WHAT IS NEEDED — Repeat the full listing below verbatim and keep the images out.

SOURCE DATA —

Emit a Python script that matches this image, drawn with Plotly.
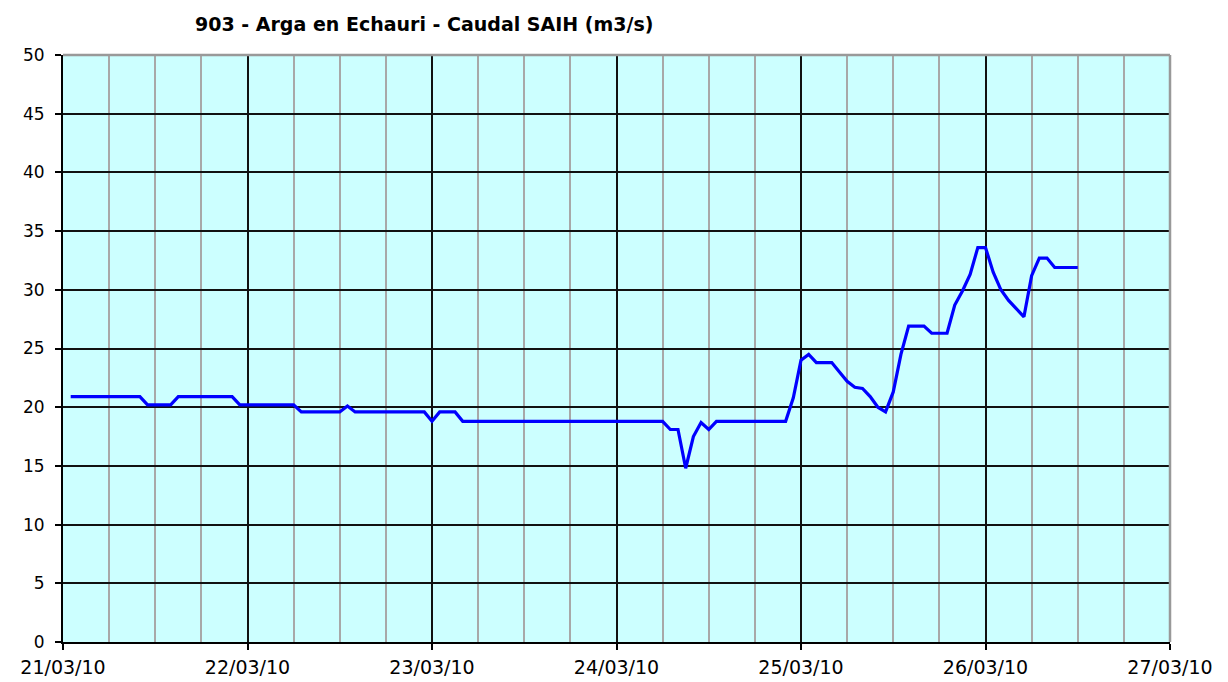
import pandas as pd
import plotly.graph_objects as go

title_text = "903 - Arga en Echauri - Caudal SAIH (m3/s)"
start_time = "2010-03-21 01:00"

# Hourly discharge values (m3/s), 21/03/10 01:00 -> 26/03/10 12:00
caudal = [
    20.9, 20.9, 20.9, 20.9, 20.9, 20.9, 20.9, 20.9, 20.9, 20.9,
    20.2, 20.2, 20.2, 20.2,
    20.9, 20.9, 20.9, 20.9, 20.9, 20.9, 20.9, 20.9,
    20.2, 20.2, 20.2, 20.2, 20.2, 20.2, 20.2, 20.2,
    19.6, 19.6, 19.6, 19.6, 19.6, 19.6,
    20.1,
    19.6, 19.6, 19.6, 19.6, 19.6, 19.6, 19.6, 19.6, 19.6, 19.6,
    18.8,
    19.6, 19.6, 19.6,
    18.8, 18.8, 18.8, 18.8, 18.8, 18.8, 18.8, 18.8, 18.8, 18.8,
    18.8, 18.8, 18.8, 18.8, 18.8, 18.8, 18.8, 18.8, 18.8, 18.8,
    18.8, 18.8, 18.8, 18.8, 18.8, 18.8, 18.8,
    18.1, 18.1,
    14.8, 17.5, 18.7, 18.1,
    18.8, 18.8, 18.8, 18.8, 18.8, 18.8, 18.8, 18.8, 18.8, 18.8,
    20.8, 24.0, 24.5, 23.8, 23.8, 23.8, 23.0, 22.2, 21.7, 21.6,
    20.9, 20.0, 19.6, 21.3, 24.5, 26.9, 26.9, 26.9, 26.3, 26.3,
    26.3, 28.7, 29.9, 31.3, 33.6, 33.6, 31.5, 30.0, 29.1, 28.4,
    27.7, 31.2, 32.7, 32.7, 31.9, 31.9, 31.9, 31.9,
]
times = pd.date_range(start_time, periods=len(caudal), freq="h")

x_range = ["2010-03-21", "2010-03-27"]
y_range = [0, 50]

# page body has an 8px margin: figure sits at (8, 8) in the window
W, H = 1220, 674
ML, MR, MT, MB = 55, 58, 47, 40

fig = go.Figure()
fig.add_trace(go.Scatter(
    x=times, y=caudal, mode="lines",
    line=dict(color="#0000FF", width=3.2),
    showlegend=False, hoverinfo="x+y",
))

fig.update_layout(
    width=W, height=H,
    margin=dict(l=ML, r=MR, t=MT, b=MB, autoexpand=False),
    paper_bgcolor="white",
    plot_bgcolor="#CCFFFF",
    font=dict(family="DejaVu Sans", color="black"),
    showlegend=False,
)

fig.update_xaxes(
    type="date", range=x_range,
    tickformat="%d/%m/%y", dtick=86400000, tick0="2010-03-21",
    showgrid=True, gridcolor="#111111", gridwidth=2,
    minor=dict(dtick=6 * 3600000, tick0="2010-03-21", showgrid=True,
               gridcolor="#A8A8A8", gridwidth=2),
    showline=True, linecolor="black", linewidth=2,
    ticks="outside", ticklen=6, tickcolor="black", tickwidth=1.5,
    tickfont=dict(family="DejaVu Sans", size=19, color="black"),
    ticklabelstandoff=1,
    zeroline=False,
)
fig.update_yaxes(
    range=y_range, dtick=5, tick0=0,
    showgrid=True, gridcolor="#111111", gridwidth=2,
    showline=True, linecolor="black", linewidth=2,
    ticks="outside", ticklen=6, tickcolor="black", tickwidth=1.5,
    tickfont=dict(family="DejaVu Sans", size=17, color="black"),
    ticklabelstandoff=7,
    zeroline=False,
)

# grey top and right border of plot area
fig.add_shape(type="line", xref="paper", yref="paper", x0=0, x1=1, y0=1, y1=1,
              line=dict(color="#999999", width=2.5), layer="above")
fig.add_shape(type="line", xref="paper", yref="paper", x0=1, x1=1, y0=0, y1=1,
              line=dict(color="#999999", width=2.5), layer="above")

fig.add_annotation(
    text="<b>" + title_text + "</b>", xref="paper", yref="paper",
    x=(424 - 8 - ML) / (W - ML - MR), y=1, yshift=31, yanchor="middle",
    xanchor="center", showarrow=False,
    font=dict(family="DejaVu Sans", size=19, color="black"),
)

fig.write_html("out.html")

PROBLEM SOLUTION —
Emit a Python script that matches this image, drawn with Plotly.
import pandas as pd
import plotly.graph_objects as go

title_text = "903 - Arga en Echauri - Caudal SAIH (m3/s)"
start_time = "2010-03-21 01:00"

# Hourly discharge values (m3/s), 21/03/10 01:00 -> 26/03/10 12:00
caudal = [
    20.9, 20.9, 20.9, 20.9, 20.9, 20.9, 20.9, 20.9, 20.9, 20.9,
    20.2, 20.2, 20.2, 20.2,
    20.9, 20.9, 20.9, 20.9, 20.9, 20.9, 20.9, 20.9,
    20.2, 20.2, 20.2, 20.2, 20.2, 20.2, 20.2, 20.2,
    19.6, 19.6, 19.6, 19.6, 19.6, 19.6,
    20.1,
    19.6, 19.6, 19.6, 19.6, 19.6, 19.6, 19.6, 19.6, 19.6, 19.6,
    18.8,
    19.6, 19.6, 19.6,
    18.8, 18.8, 18.8, 18.8, 18.8, 18.8, 18.8, 18.8, 18.8, 18.8,
    18.8, 18.8, 18.8, 18.8, 18.8, 18.8, 18.8, 18.8, 18.8, 18.8,
    18.8, 18.8, 18.8, 18.8, 18.8, 18.8, 18.8,
    18.1, 18.1,
    14.8, 17.5, 18.7, 18.1,
    18.8, 18.8, 18.8, 18.8, 18.8, 18.8, 18.8, 18.8, 18.8, 18.8,
    20.8, 24.0, 24.5, 23.8, 23.8, 23.8, 23.0, 22.2, 21.7, 21.6,
    20.9, 20.0, 19.6, 21.3, 24.5, 26.9, 26.9, 26.9, 26.3, 26.3,
    26.3, 28.7, 29.9, 31.3, 33.6, 33.6, 31.5, 30.0, 29.1, 28.4,
    27.7, 31.2, 32.7, 32.7, 31.9, 31.9, 31.9, 31.9,
]
times = pd.date_range(start_time, periods=len(caudal), freq="h")

x_range = ["2010-03-21", "2010-03-27"]
y_range = [0, 50]

# page body has an 8px margin: figure sits at (8, 8) in the window
W, H = 1220, 674
ML, MR, MT, MB = 55, 58, 47, 40

fig = go.Figure()
fig.add_trace(go.Scatter(
    x=times, y=caudal, mode="lines",
    line=dict(color="#0000FF", width=3.2),
    showlegend=False, hoverinfo="x+y",
))

fig.update_layout(
    width=W, height=H,
    margin=dict(l=ML, r=MR, t=MT, b=MB, autoexpand=False),
    paper_bgcolor="white",
    plot_bgcolor="#CCFFFF",
    font=dict(family="DejaVu Sans", color="black"),
    showlegend=False,
)

fig.update_xaxes(
    type="date", range=x_range,
    tickformat="%d/%m/%y", dtick=86400000, tick0="2010-03-21",
    showgrid=True, gridcolor="#111111", gridwidth=2,
    minor=dict(dtick=6 * 3600000, tick0="2010-03-21", showgrid=True,
               gridcolor="#A8A8A8", gridwidth=2),
    showline=True, linecolor="black", linewidth=2,
    ticks="outside", ticklen=6, tickcolor="black", tickwidth=1.5,
    tickfont=dict(family="DejaVu Sans", size=19, color="black"),
    ticklabelstandoff=1,
    zeroline=False,
)
fig.update_yaxes(
    range=y_range, dtick=5, tick0=0,
    showgrid=True, gridcolor="#111111", gridwidth=2,
    showline=True, linecolor="black", linewidth=2,
    ticks="outside", ticklen=6, tickcolor="black", tickwidth=1.5,
    tickfont=dict(family="DejaVu Sans", size=17, color="black"),
    ticklabelstandoff=7,
    zeroline=False,
)

# grey top and right border of plot area
fig.add_shape(type="line", xref="paper", yref="paper", x0=0, x1=1, y0=1, y1=1,
              line=dict(color="#999999", width=2.5), layer="above")
fig.add_shape(type="line", xref="paper", yref="paper", x0=1, x1=1, y0=0, y1=1,
              line=dict(color="#999999", width=2.5), layer="above")

fig.add_annotation(
    text="<b>" + title_text + "</b>", xref="paper", yref="paper",
    x=(424 - 8 - ML) / (W - ML - MR), y=1, yshift=31, yanchor="middle",
    xanchor="center", showarrow=False,
    font=dict(family="DejaVu Sans", size=19, color="black"),
)

fig.write_html("out.html")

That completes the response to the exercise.